To save the $19.7 million the U. has to reallocate, each academic unit will meet to develop plans before the initial draft deadline coming up in May, Montoya said in an Academic Senate meeting on April 7.
“We’re focusing particular support on working with the deans that have programs that might be flagged as lower enrollment,” Montoya said in the meeting. “The task is to work on developing explanations of the data, potentially growing enrollment, or making whatever changes may need to happen from a curricular standpoint.”
Audit: Could cutting low-performing college programs help Utah’s academic outlook?

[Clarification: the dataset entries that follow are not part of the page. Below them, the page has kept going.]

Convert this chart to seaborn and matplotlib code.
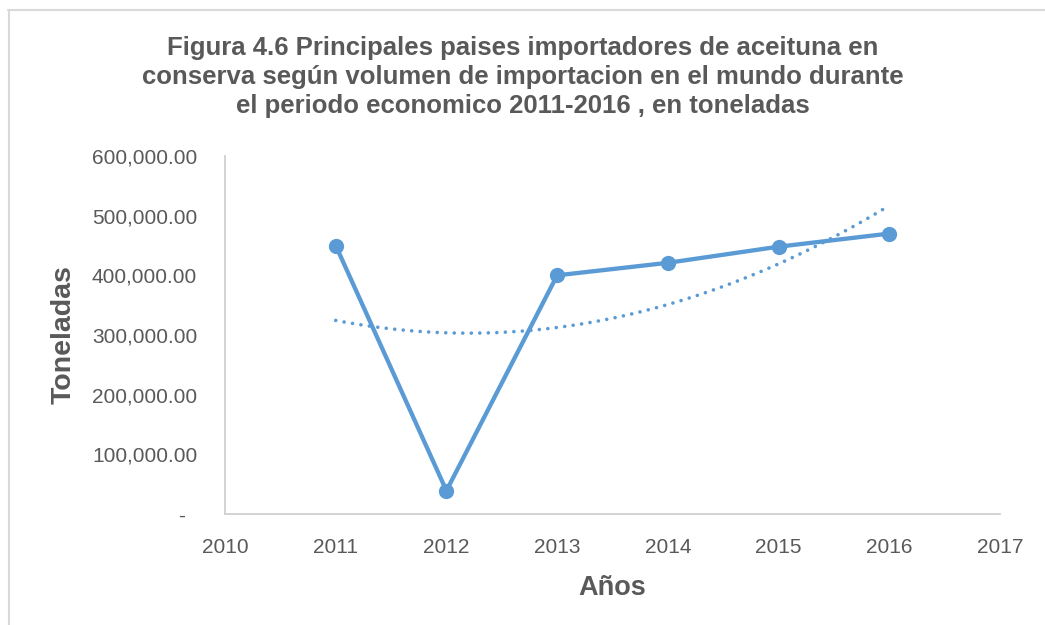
import matplotlib
matplotlib.use("Agg")
import matplotlib.pyplot as plt
import matplotlib.ticker as mticker
from matplotlib.lines import Line2D
import seaborn as sns
import pandas as pd

years = [2011, 2012, 2013, 2014, 2015, 2016]
toneladas = [450000, 39000, 400000, 421000, 448000, 470000]

title = ("Figura 4.6 Principales paises importadores de aceituna en\n"
         "conserva según volumen de importacion en el mundo durante\n"
         "el periodo economico 2011-2016 , en toneladas")
xlabel = "Años"
ylabel = "Toneladas"

df = pd.DataFrame({"year": years, "ton": toneladas})

sns.set_theme(style="white")
plt.rcParams["font.family"] = ["Liberation Sans", "DejaVu Sans"]

blue = "#5B9BD5"
gray_text = "#595959"

fig = plt.figure(figsize=(10.45, 6.25), dpi=100)
ax = fig.add_axes([225 / 1045, 1 - 514 / 625, 775 / 1045, 358 / 625])

sns.lineplot(data=df, x="year", y="ton", ax=ax, color=blue, linewidth=3.1,
             marker="o", markersize=11, markeredgewidth=0, markeredgecolor=blue)
sns.regplot(data=df, x="year", y="ton", ax=ax, order=2, ci=None, scatter=False,
            truncate=True,
            line_kws=dict(color=blue, linewidth=2.6, dashes=(0.01, 2.35),
                          dash_capstyle="round"))

ax.set_xlim(2010, 2017)
ax.set_ylim(0, 600000)
ax.set_xticks(range(2010, 2018))
ax.set_yticks(range(0, 600001, 100000))


def yfmt(v, pos):
    if v == 0:
        return "-  "
    return f"{v:,.2f}"


ax.yaxis.set_major_formatter(mticker.FuncFormatter(yfmt))
ax.tick_params(axis="both", length=0, labelsize=15, labelcolor=gray_text)
ax.tick_params(axis="y", pad=20)
ax.tick_params(axis="x", pad=17)

for s in ["top", "right"]:
    ax.spines[s].set_visible(False)
for s in ["left", "bottom"]:
    ax.spines[s].set_color("#D0D0D0")
    ax.spines[s].set_linewidth(1.3)

ax.set_xlabel(xlabel, fontsize=19.5, fontweight="bold", color=gray_text, labelpad=13)
ax.set_ylabel(ylabel, fontsize=20.5, fontweight="bold", color=gray_text, labelpad=11)
ax.grid(False)

fig.text(0.5, 1 - 77 / 625, title, ha="center", va="center", fontsize=18.5,
         fontweight="bold", color=gray_text, linespacing=1.26)

# chart area border (top and left edges visible)
fig.add_artist(Line2D([8 / 1045, 1.0], [1 - 10 / 625, 1 - 10 / 625],
                      transform=fig.transFigure, color="#D9D9D9", linewidth=1.5))
fig.add_artist(Line2D([9 / 1045, 9 / 1045], [0.0, 1 - 10 / 625],
                      transform=fig.transFigure, color="#D9D9D9", linewidth=1.5))

fig.savefig("out.png", dpi=100)
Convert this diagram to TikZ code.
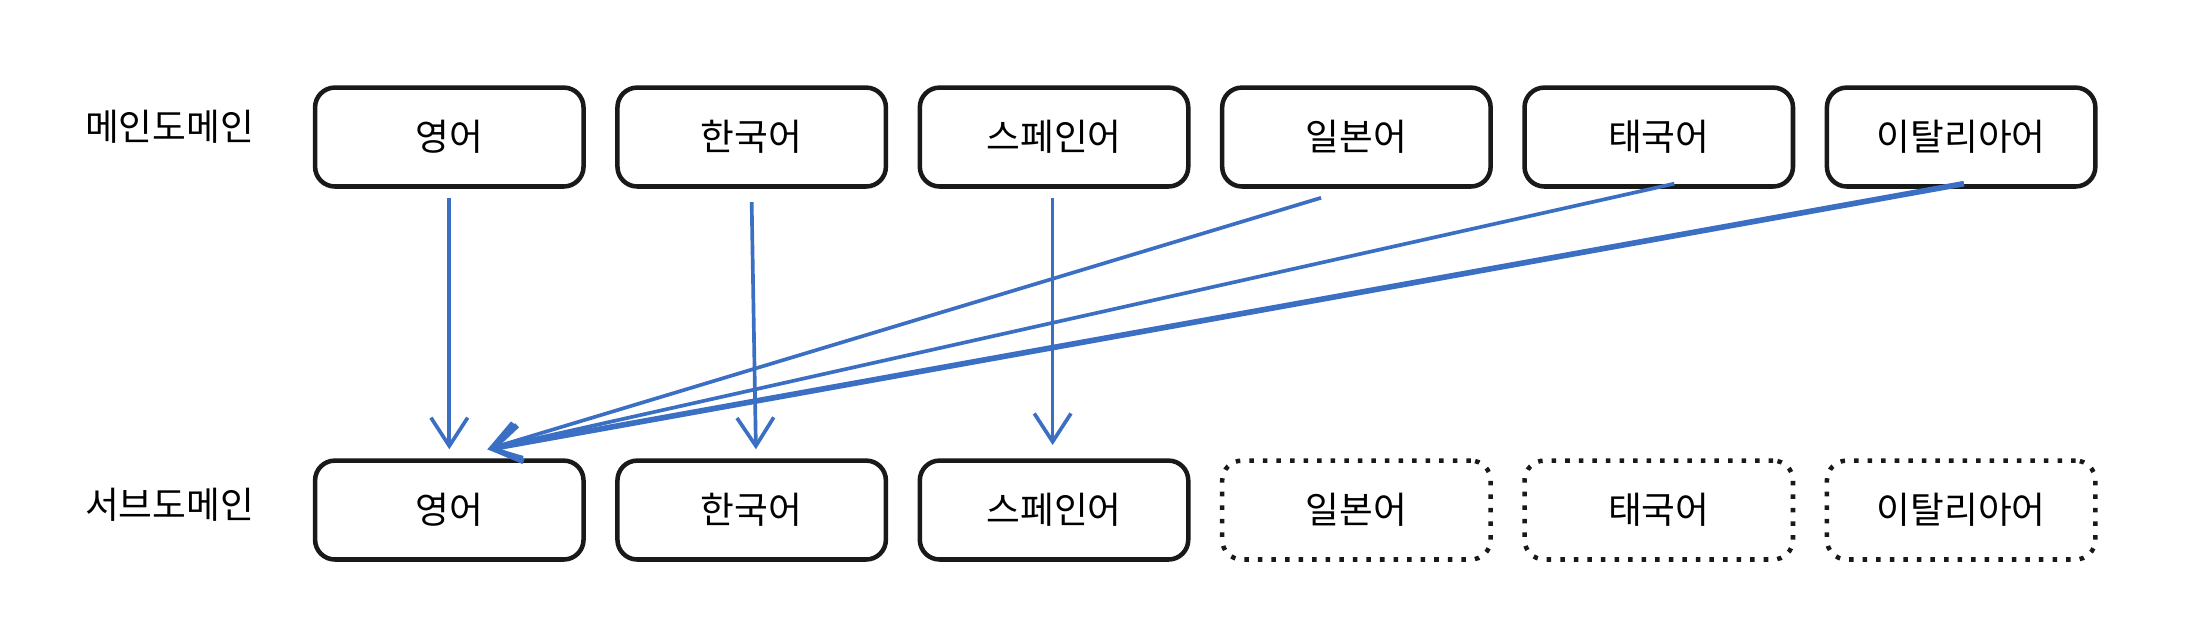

Programs that have fewer than 40 students enrolled are to be considered “low enrollment,” a benchmark also used by the Utah System of Higher Education.
Some of the low enrollment but high impact programs that may be affected by the reallocations are mining engineering, metallurgical engineering and geological engineering.
“We are also using our data to build a picture of the contributions of our smaller programs,” Montoya wrote in the newsletter. “We can’t know what the outcome of this process will be, but we do know that we will continue to be committed to the full swath of disciplines that make an R1 institution such as ours strong and contribute to research advancement.”
One of the goals at the state’s flagship university is also to invest to support student growth, Montoya said in the meeting. She noted that some areas where lawmakers would like to see growth are accounting, data science and nursing, all highlighted in the audit that inspired HB265.
With looming federal cuts, the university is also bracing for changes in its research department, guiding researchers to move with urgency, and “aligning discovery with national priorities,” according to a message from Erin Rothwell, the U.’s vice president for Research.